I'm guessing that for some, beliefs are so ingrained and so real, that believers often suggest to skeptics that all they have to do is make a choice to believe. One countering argument would be to suggest to a believer that he choose not to believe, maybe just for a month. Even before I heard this argument, I one time asked a believer if it were possible for him to not believe, and he adamantly replied, "Absolutely not!" Although he replied too quickly to convince me that he had bothered to give the question any thought at all.

I don't think that beliefs are choices. Changing a belief requires a motivator powerful enough, whether rational or not, to convince us to believe otherwise.
I agree, JustDave. I can no more help what I believe than I can fly. For me, it is not a choice. I have not been given the gift of faith.
 
See, I'm beginning to understand some of my own issues.

So much of being a believer seems to obfuscate logic and accountability. And I'm more of an empirical sort of dude.

Where did God come from? He's always been.
Does God answer prayers? He does, but it may not be in the way you imagine.
How are children sinners? They were born with original sin.

I mean, if I were looking to excuse a daydream, this would be the type of responses I'd give. Nothing can be measured, nothing can be shown, and something may happen, or not. We start with a debt (of some kind), no matter our circumstance.
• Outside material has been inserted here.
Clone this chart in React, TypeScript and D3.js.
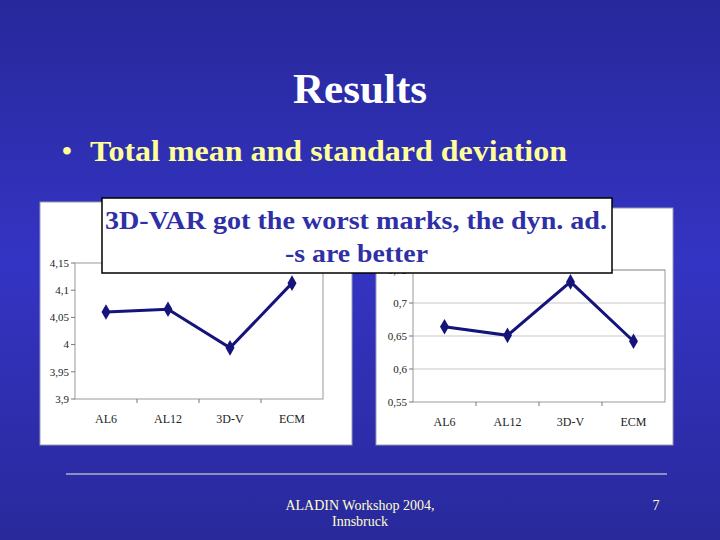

It's all so nebulous. Which is where Blind Faith comes in. However, blind faith, as is often stated, is what you need when you lack evidence. Blind Faith suggests you should believe, even though there is no worldly (scientific) reason to do so.

This is the barrier I have. My brain doesn't work that way. I can't accept something beyond the universe we live in, beyond the processes and interactions we know (which is not to say we know everything about everything, because the universe is a VERY big place). I cannot accept that a new born, right from the womb, has sin.

We also know that psychological humans can find a great inner strength. We can fight through impossible odds. Some of the results of which appear to be attributed to a God.

Let alone all the different Gods. I saw a figure of 18,000 Gods or animals have, at one time or another, been worshiped by man. And Christianity spread, partly, by way of imperialism. And that the belief one has is connected to where you happen to be born (if you're born in India, you're more likely to be Hindu).

But much is obscured by the use religion is put. Can you really be a Christian that advocates for the death of the people of other nations (with other beliefs?)

Or how forgiveness is abused to make heinous acts legitimate.

I guess what I'm saying here is - belief isn't simply about a belief in a God, the question is far more complex.
I re read your message a few times. Valid points.....all. There is so much you say that requires me to think about my own beliefs. I am going to work off your message and try to provide some thoughts that cause me to refute some things that you say. Blind faith has produced any number of results in this world that define explanation. People who defy death and live on. Those who face impossible odds and yet succeed.
Minor things like the "miracle on Ice" when the us team beat the Russians. No explanation other than faith. Blind Faith yes, but much more than strong desires by individual players. I guess what I am saying is that faith without interaction can only go on so long. Then, one tires and feels the futility of no confirmation. My problem with your words is that I, have an interaction with God. Which changes everything. No, not in words. God does not talk to me in words.
He response to me in my prayers. I will question something and he will respond with a question to me that requires me to think and look into his written word. I have never yet found his response to my questions, once searched out, to be incorrect. Do I want to believe, with all my heart, what I hear.................yes! but I doubt so I look up the passages. "No, this is wrong, this isn't God talking". This is my own mind.
Then I search the Bible, do the research and realize that he is correct. My years on this earth have led me to the conclusion that God has my back. I can't explain the horrors that go on everyday in this world. I can't offer any explanation. I search myself.
Yet, I know that he knows, he allows what he does because he is an all knowing God and that I am his creation. He will reveal to me what he wants but he desires me to trust him totally. He is God. Like the universe, he is beyond understanding. Blind Faith??? Like I said he knows me and interacts. so much more to say but this is enough for now.